Do you really need the mapv though?

john02:06:19

@husain.mohssen you don't need it to be a vector, right?

luxbock02:06:27

if you use a regular map you get a vector of lists

luxbock02:06:08

right, yeah but if the data represents a matrix then I figured you'd want to be able to use get-in on it

john02:06:25

yeah, def depends on how he's consuming them

john02:06:09

(into []
  (comp (map #(str/split % #","))
        (map (mapv #(Integer/parseInt %) xs)))
  (-> csv-file io/file io/reader line-seq))

luxbock02:06:12

or you could just go straight to core.matrix with vectorz, which is the Clojure equivalent of NumPy

john02:06:15

cause then you could just do that

luxbock02:06:36

that would not work because you're passing a transducer to map

luxbock02:06:55

or actually you are not, but the types still don't match

john02:06:04

(into []
  (comp (map #(str/split % #","))
        (map #(Integer/parseInt %) xs))
  (-> csv-file io/file io/reader line-seq))

john02:06:07

typo lol

john02:06:20

That works, right?

luxbock02:06:21

xs is not in scope

john02:06:06

(into []
  (comp (map #(str/split % #","))
        (map #(Integer/parseInt %)))
  (-> csv-file io/file io/reader line-seq))

luxbock02:06:47

you will need the extra call to map, because (map #(str/split % #",")) returns a seq

john02:06:49

Then just throw your group-by in there and you're golden

(defn group-by [f]
  (fn [rf]
    (let [groupped-value (volatile! (transient {}))]
      (fn
        ([] (rf))
        ([result]
          (rf (rf result (persistent! @groupped-value))))
        ([result input]
          (let [key (f input)]
            (vswap! groupped-value assoc! key (conj (get @groupped-value key []) input))
            result))))))

luxbock02:06:26

so the #(Integer/parseInt %) will receive a seq instead of a string

john02:06:35

Probably should have thought through the problem before editing your solution 🙂

john02:06:53

I usually avoid using mapv in a transducer comp, instead just doing an extra (map vec) if I want it.
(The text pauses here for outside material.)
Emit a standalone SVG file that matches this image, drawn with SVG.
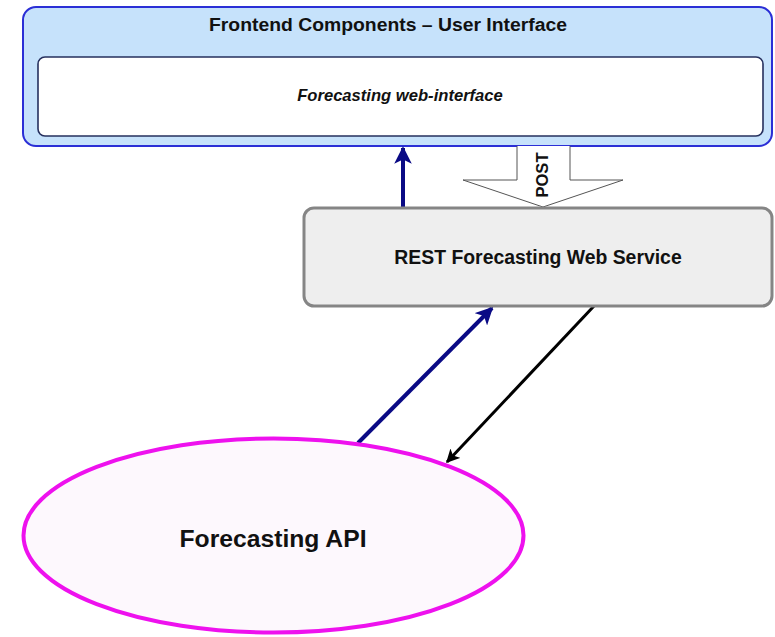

Same performance I think, and it can be easily added or removed or commented out.

john02:06:52

btw, that group-by transducer above was written in ClojureScript, I believe. If it gives you any problems, you may want to tweak it or find an actually clojure version out there.

john03:06:47

np! On another topic, just ran across this paper (http://journals.plos.org/ploscompbiol/article?id=10.1371/journal.pcbi.1005110) which argues that zipfian distributions are much more common to nature than previously thought. Perhaps those are domains that allow ANN's the feature compression and the unreasonable effectiveness that Max Tegmark talks about: https://www.technologyreview.com/s/602344/the-extraordinary-link-between-deep-neural-networks-and-the-nature-of-the-universe/

john20:06:51

Any chance cortex can leverage this?

john20:06:09

Hashing!!!

john20:06:07

I've been thinking, neural nets are just really big bloom filters with an error rate jacked up to some large portion.